Virginia City
… is the birthplace of “Mark Twain,” as this was the first place Sam Clemens used his famous pseudonym in 1863. He would have been resident there during the time this film portrays, which is 1864. It’s a real swashbuckler cowboys and Indians action picture, but without the Indians. Standing in for them, even to the point of enacting the famous cliché scene of the savages a-whoopin’ and a-hollerin’ around a circled wagon train, getting picked off like a shooting gallery, are a huge gang of Mexican banditos, headed by … wait for it …Humphrey Bogart (fourth billing!) sporting a pencil-line mustache and a terrible Mexican accent. He should have won the Oscar for Best Mis-Casting of 1940.

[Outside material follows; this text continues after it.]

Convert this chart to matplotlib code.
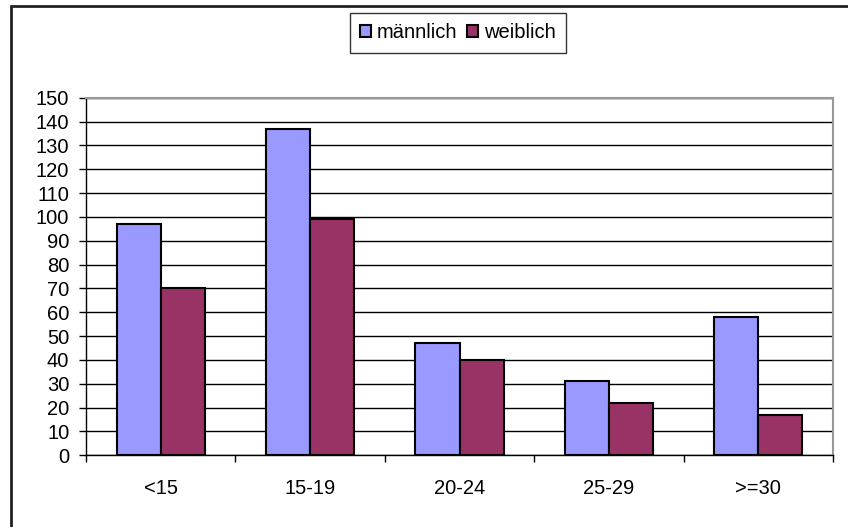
import numpy as np
import matplotlib
matplotlib.use("Agg")
from matplotlib import pyplot as plt
from matplotlib.patches import Rectangle

plt.rcParams['font.family'] = ['Liberation Sans', 'DejaVu Sans']

categories = ["<15", "15-19", "20-24", "25-29", ">=30"]
maennlich = [97, 137, 47, 31, 58]
weiblich = [70, 99, 40, 22, 17]
series_names = ["männlich", "weiblich"]
yticks = list(range(0, 151, 10))

fig = plt.figure(figsize=(8.48, 5.27), dpi=100)

# outer chart frame (only left and top edge are visible in the original)
frame = Rectangle((10.5 / 848, -0.05), 1.2, 1 - 5.5 / 527 + 0.05,
                  transform=fig.transFigure, fill=False,
                  edgecolor='#222222', linewidth=2.0, zorder=0)
fig.patches.append(frame)

ax = fig.add_axes([86 / 848, 1 - 455.3 / 527, (833 - 86) / 848, (455.3 - 97.7) / 527])

x = np.arange(len(categories))
w = 0.295
ax.bar(x - w / 2, maennlich, width=w, color='#9999ff', edgecolor='black',
       linewidth=1.5, label=series_names[0], zorder=3)
ax.bar(x + w / 2, weiblich, width=w, color='#993366', edgecolor='black',
       linewidth=1.5, label=series_names[1], zorder=3)

ax.set_xlim(-0.5, len(categories) - 0.5)
ax.set_ylim(0, 150)
ax.set_yticks(yticks)
ax.set_yticklabels([str(v) for v in yticks], fontsize=14.5)
ax.yaxis.grid(True, color='black', linewidth=1.0, zorder=0)
ax.set_axisbelow(True)

ax.set_xticks(x)
ax.set_xticklabels(categories, fontsize=14.5)
ax.tick_params(axis='x', length=0, pad=17)
ax.set_xticks(np.arange(len(categories) + 1) - 0.5, minor=True)
ax.tick_params(axis='x', which='minor', length=5, width=1, direction='out', color='black')
ax.tick_params(axis='y', length=5, width=1, direction='out', pad=7)

for side in ['top', 'right']:
    ax.spines[side].set_color('#999999')
    ax.spines[side].set_linewidth(1.5)
for side in ['left', 'bottom']:
    ax.spines[side].set_color('black')
    ax.spines[side].set_linewidth(1.0)

leg = fig.legend(loc='center', bbox_to_anchor=(458 / 848, 1 - 33 / 527), ncol=2,
                 fontsize=14.5, frameon=True, fancybox=False, edgecolor='black',
                 handlelength=0.55, handleheight=0.55, handletextpad=0.3,
                 columnspacing=0.5, borderpad=0.5)
leg.get_frame().set_linewidth(1.0)

fig.savefig("out.png", dpi=100)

The story is about Errol Flynn as a Union spy and Randolph Scott as a Confederate officer, and a big shipment of gold. Abe Lincoln wants it for the North, and Jeff Davis desperately needs it to fund another year of losing the war. The solution is a lot of espionage and trickery and a cockamamie plan to ship all five million dollars of gold bars by wagon train all the way from Nevada to Galveston, then by blockade runner to Richmond. No way it could have worked, but they gave it the old Southern try. Flynn is as dashing as always, Scott is stolid and honorable, and Miriam Hopkins is a tiny Southern belle who falls in love with the Union spy. There are a lot of shoot-outs (with anachronistic six-shooters that wouldn’t be available until 1870), and most of the shooters use this weird technique of sort of throwing the gun toward the target, as if to give the bullet more velocity. Very bad shooting style, almost impossible to aim that way, but that’s okay because they seldom hit anything. Right at the beginning you can spot Ward Bond, uncredited, as a Confederate sergeant, and both Abe Lincoln and Jeff Davis have small roles, only you never see Abe’s face, just the shadow of his profile, just like they usually treat Jesus in movies.